In the 1970s, Pierre Berton and his family recreated the trip down the Yukon made by his father, Francis George Berton, in 1898. This compelling story of the later journey is a valentine from son to... This description may be from another edition of this product.

Customer Reviews

3 ratings

Part family history, part family vacation

I loved this book! Pierre Burton takes his large family on a one week canoe trip down the Yukon river. They camp and cook over a campfire, and have a few funny and scary incidents as they float away the days. As he tells a little about each person's unique personality, you can tell how much he loves his family.
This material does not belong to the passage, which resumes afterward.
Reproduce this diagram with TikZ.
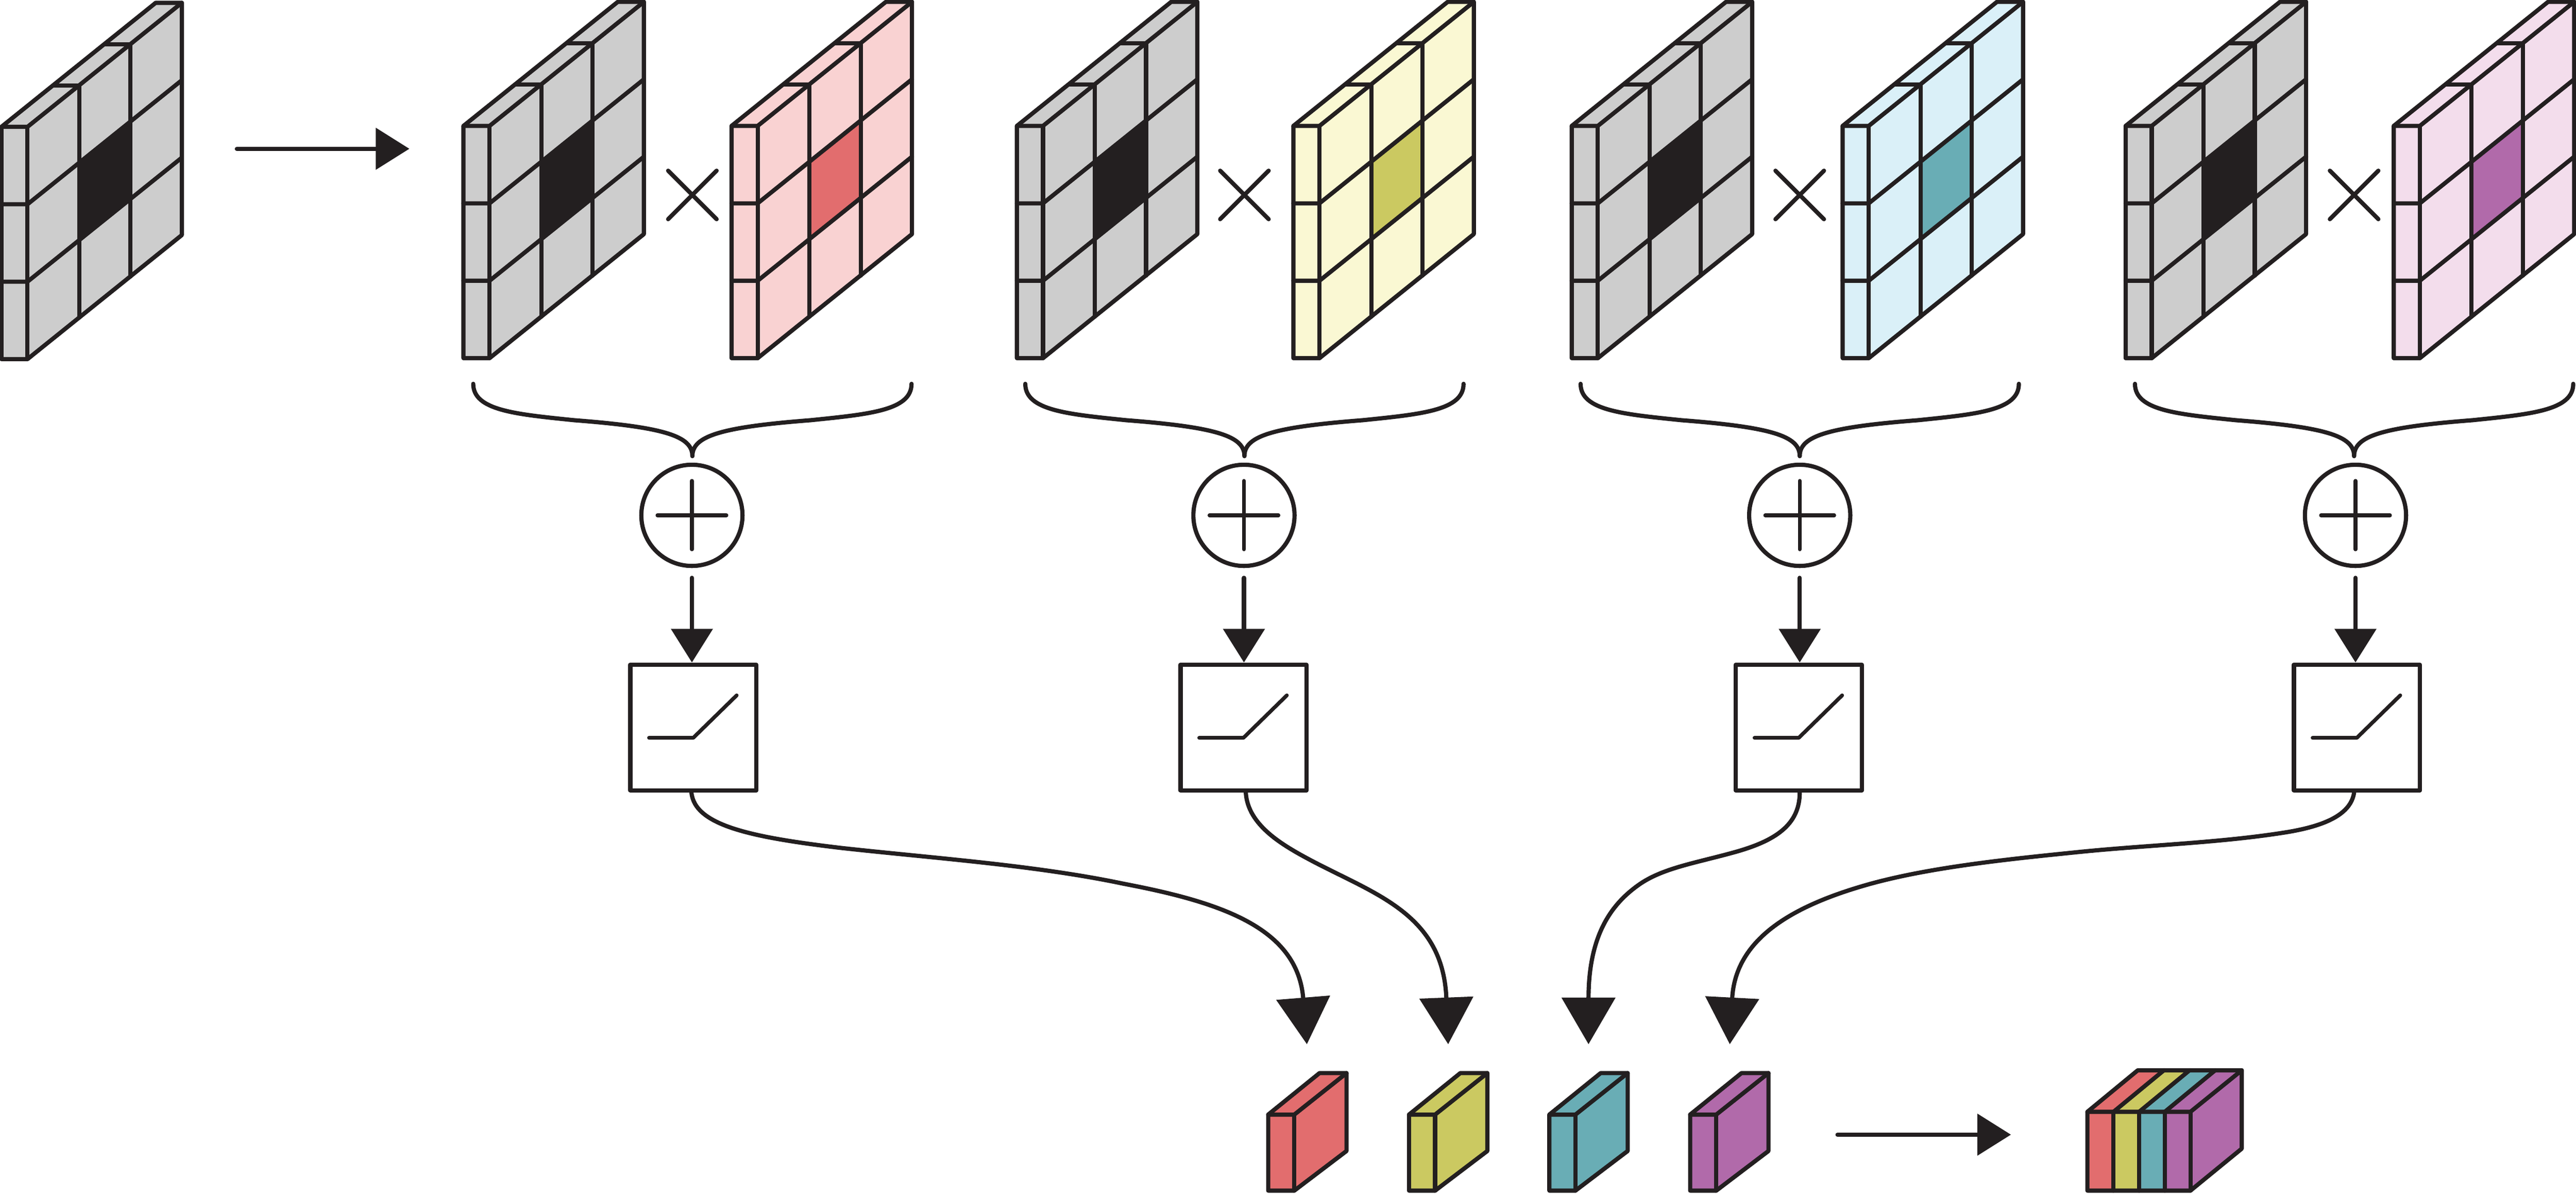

But the wonderful part of this book is the history of his own father and childhood. As his family progresses down the Yukon, he recounts his father's young years as an Alaskan miner, trapper, explorer, lovelorn suitor, and eventually family man with a desk job. He recalls fond memories of picnics with his mother, rascally playmates, faithful pets. He and his family explore ghost towns and cabins and places his father lived, and find the abandoned hulls of the mighty riverboats that dominated the Yukon of his youth. This book is more a tribute to his father and an extinct way of life than it is a diary of a family vacation. He gives us just the right mix of nostalgia, natural beauty and family nonsense to make it a great book. I'll be looking for more of his writings.

Berton is a master

There are few writers I would care to know. Many are surly, aloof and unapproachable. But Pierre Berton seems affable, approachable and very smart. I have read almost all of his books and, while I cannot recall the specifics of Drifting Home, it doesn't matter. ANYTHING by Berton is worth reading. He is smart, sharp, witty and as level-headed as they come. He writes beautifully and is a natural story-teller. What also comes across is his fierce pride in, and dedication to, Canada and her provinces. Born in the Yukon Territory, he traveled the world and finally settled in the outskirts of Toronto, Ontario. He wrote for Macleans and other publications, kept and active and lively presence on the radio and TV, and wrote books that celebrated Canadian life. There are few writers who can hold a candle to Berton. I have been enriched by his books. Highly, highly recommended.

I Loved It

This book started out as a fun story about a man and his family retracing the path of his father as he came to Dawson to seek his fortune. But it was so much more than that. It was a tribute to his father and all the men and women who sacrificed, worked and suffered in that harsh enviornment. It made me miss my father even more than I do, 27 years after he passed. I highly recommend it.